**EXERCISE BRIEF**
Reproduce the data below in full and exclude every picture.

**MATERIAL SUPPLIED**
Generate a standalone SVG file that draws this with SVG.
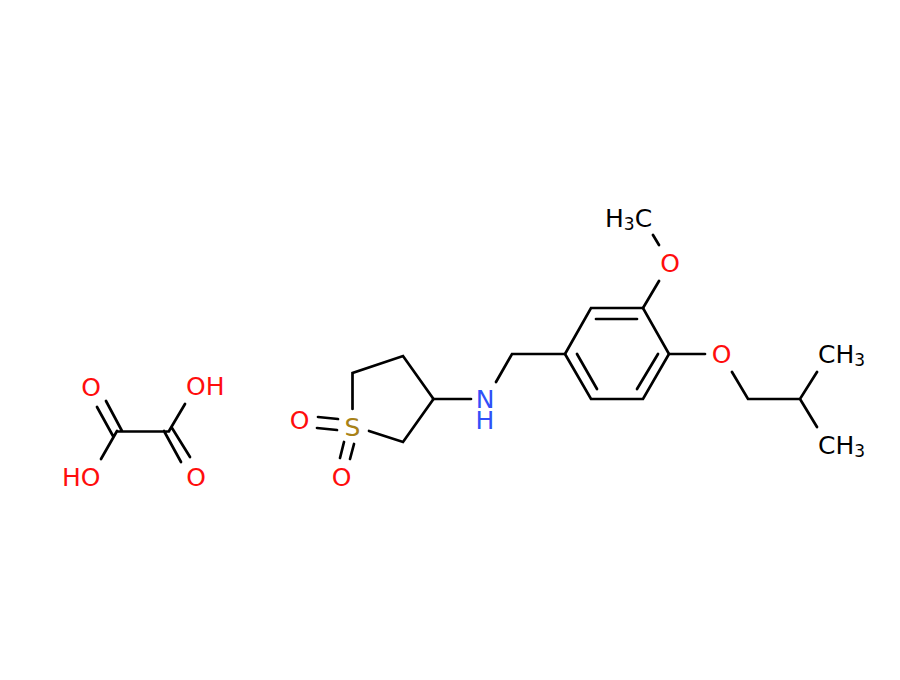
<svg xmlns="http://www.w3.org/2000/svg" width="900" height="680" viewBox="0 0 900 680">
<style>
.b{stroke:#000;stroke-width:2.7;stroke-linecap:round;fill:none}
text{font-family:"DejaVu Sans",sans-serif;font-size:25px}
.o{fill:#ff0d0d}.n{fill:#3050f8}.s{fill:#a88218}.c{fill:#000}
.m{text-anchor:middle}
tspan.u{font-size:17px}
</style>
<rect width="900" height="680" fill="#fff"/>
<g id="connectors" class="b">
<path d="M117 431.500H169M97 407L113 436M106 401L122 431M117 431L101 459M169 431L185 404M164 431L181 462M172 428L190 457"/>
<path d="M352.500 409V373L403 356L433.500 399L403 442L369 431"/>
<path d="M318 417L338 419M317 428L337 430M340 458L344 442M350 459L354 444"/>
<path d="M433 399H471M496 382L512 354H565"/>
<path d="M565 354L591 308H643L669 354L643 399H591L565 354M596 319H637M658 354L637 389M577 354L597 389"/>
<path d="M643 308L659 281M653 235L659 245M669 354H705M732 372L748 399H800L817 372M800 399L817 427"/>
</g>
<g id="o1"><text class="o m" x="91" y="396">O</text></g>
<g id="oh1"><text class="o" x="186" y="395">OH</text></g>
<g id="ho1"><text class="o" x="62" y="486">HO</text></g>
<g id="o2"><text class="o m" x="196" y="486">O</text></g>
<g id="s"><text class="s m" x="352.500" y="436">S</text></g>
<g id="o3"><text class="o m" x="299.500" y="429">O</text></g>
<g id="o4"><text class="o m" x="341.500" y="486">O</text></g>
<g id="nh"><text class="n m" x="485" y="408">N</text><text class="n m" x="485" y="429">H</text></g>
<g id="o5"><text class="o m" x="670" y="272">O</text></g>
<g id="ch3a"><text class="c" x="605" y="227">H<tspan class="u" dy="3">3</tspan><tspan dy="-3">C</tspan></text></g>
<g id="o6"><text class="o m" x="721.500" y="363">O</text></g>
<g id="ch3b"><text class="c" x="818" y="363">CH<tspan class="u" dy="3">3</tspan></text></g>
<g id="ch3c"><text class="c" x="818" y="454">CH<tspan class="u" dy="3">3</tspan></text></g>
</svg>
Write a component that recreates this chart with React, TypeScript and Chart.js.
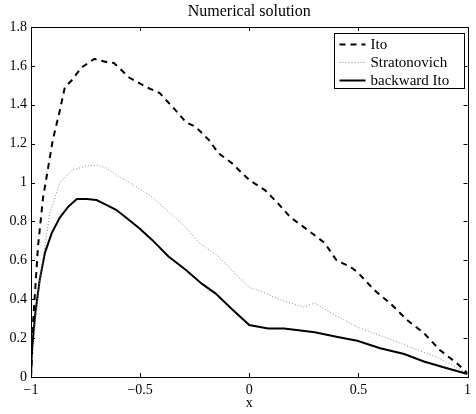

**THE REPLY**
Generate a standalone SVG file that draws this with SVG.
<svg xmlns="http://www.w3.org/2000/svg" width="900" height="680" viewBox="0 0 900 680">
<style>
.b{stroke:#000;stroke-width:2.7;stroke-linecap:round;fill:none}
text{font-family:"DejaVu Sans",sans-serif;font-size:25px}
.o{fill:#ff0d0d}.n{fill:#3050f8}.s{fill:#a88218}.c{fill:#000}
.m{text-anchor:middle}
tspan.u{font-size:17px}
</style>
<rect width="900" height="680" fill="#fff"/>
<g id="connectors" class="b">
<path d="M117 431.500H169M97 407L113 436M106 401L122 431M117 431L101 459M169 431L185 404M164 431L181 462M172 428L190 457"/>
<path d="M352.500 409V373L403 356L433.500 399L403 442L369 431"/>
<path d="M318 417L338 419M317 428L337 430M340 458L344 442M350 459L354 444"/>
<path d="M433 399H471M496 382L512 354H565"/>
<path d="M565 354L591 308H643L669 354L643 399H591L565 354M596 319H637M658 354L637 389M577 354L597 389"/>
<path d="M643 308L659 281M653 235L659 245M669 354H705M732 372L748 399H800L817 372M800 399L817 427"/>
</g>
<g id="o1"><text class="o m" x="91" y="396">O</text></g>
<g id="oh1"><text class="o" x="186" y="395">OH</text></g>
<g id="ho1"><text class="o" x="62" y="486">HO</text></g>
<g id="o2"><text class="o m" x="196" y="486">O</text></g>
<g id="s"><text class="s m" x="352.500" y="436">S</text></g>
<g id="o3"><text class="o m" x="299.500" y="429">O</text></g>
<g id="o4"><text class="o m" x="341.500" y="486">O</text></g>
<g id="nh"><text class="n m" x="485" y="408">N</text><text class="n m" x="485" y="429">H</text></g>
<g id="o5"><text class="o m" x="670" y="272">O</text></g>
<g id="ch3a"><text class="c" x="605" y="227">H<tspan class="u" dy="3">3</tspan><tspan dy="-3">C</tspan></text></g>
<g id="o6"><text class="o m" x="721.500" y="363">O</text></g>
<g id="ch3b"><text class="c" x="818" y="363">CH<tspan class="u" dy="3">3</tspan></text></g>
<g id="ch3c"><text class="c" x="818" y="454">CH<tspan class="u" dy="3">3</tspan></text></g>
</svg>
Write a component that recreates this chart with React, TypeScript and Chart.js.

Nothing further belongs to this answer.